International Financial Architecture & Bitcoin Part 2: Banks Meet Bitcoin

Author profile picture of Bitcoin Chaser By Bitcoin Chaser
Published Nov 6th, 2019
Updated Jan 15th, 2022
International Financial Architecture & Bitcoin Part 2: Banks Meet Bitcoin

In the context of the World Bank/IMF spring meetings, blockchain and crypto were included as topics of discussion in 2018 and 2019. This 3-part series tries to contextualize this occurrence by taking a look back at how these financial institutions came to be (part 1), how they are talking about crypto (part 2) and reflecting on where the future could go (part 3).


It took some time for Bretton Woods institutions to understand that they could be replaced. The World Bank and IMF didn’t pay serious attention to Bitcoin and cryptocurrencies until recently. The earliest document published on Bitcoin on the World Bank’s website is from 2014. That document came from the Consultative Group to Assist the Poor (CGAP), a partnership of development organizations housed at the World Bank. Titled Bitcoin versus electronic money, the document is mostly a review of other publications that highlights the differences between Bitcoin and electronic money as defined by international banking institutions, seeking to make sense of it.

A search for “Bitcoin” on the IMF’s publication website yields only one result: a document published in 2016. Titled Virtual Currencies and Beyond: Initial Considerations, it is a deep look into how virtual currencies (amongst them Bitcoin) fit into the existing international monetary and financial system. The document focuses on risks to monetary policy, financial volatility, regulatory framework, and illicit uses.

Thinking of Blockchain

The way these institutions have been thinking about Bitcoin and cryptocurrencies is constantly evolving. Early publications like the ones above were mostly trying to make sense of how these currencies fit in the existing international frameworks. By December 2014, CGAP was already looking at how cryptocurrencies could be applied to financial inclusion. That came within the context of volatility, smartphone access, criminal activity, fraud, and formal regulation.

By 2018, the topics of blockchain, distributed ledger technology (DLT), and cryptocurrencies made it to the agenda of the World Bank-IMF annual spring meetings.  Discussions and workshops dealt with using blockchain and cryptography to provide digital identities to refugees and give privacy to utilities’ customers. These workshops looked at the opportunities and risks that cryptocurrencies presented.
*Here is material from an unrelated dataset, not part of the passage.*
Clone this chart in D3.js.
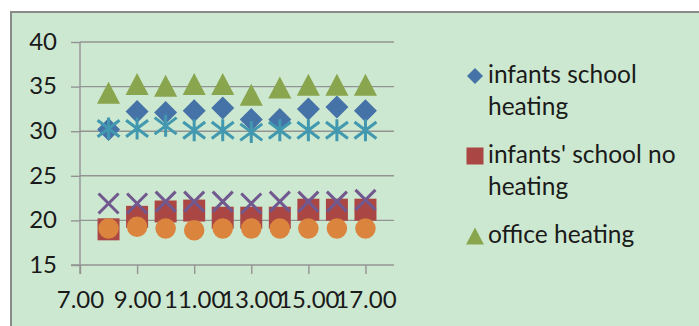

Recently, there was a discussion on whether the future of money lies in decentralization or a centralized system complimented by cryptocurrencies. In the schedule there was a continuation on the topic of financial inclusion, digital identities, and “crypto-assets.” In the meantime, Bitcoin marches on, making these discussions more irrelevant every day.

Acting on Blockchain

In 2018, the World Bank launched its bond-i, “the world’s first bond to be created, allocated, transferred and managed through its life cycle using distributed ledger technology.” The same year, the IMF statistics department published guidelines for treating “crypto-assets” in macroeconomic statistics; crypto assets defined as “digital representations of value, made possible by advances in cryptography and DLT.”

This year it was reported that the World Bank and IMF have launched a “Learning Coin” only available to those within the institutions to learn more about the implications and applications of cryptocurrencies and DLT. What the World Bank and IMF don’t seem to realize is that people have already learned those critical lessons. The last surviving Bretton Woods institutions are behind the curve. Technology has gotten the best of them.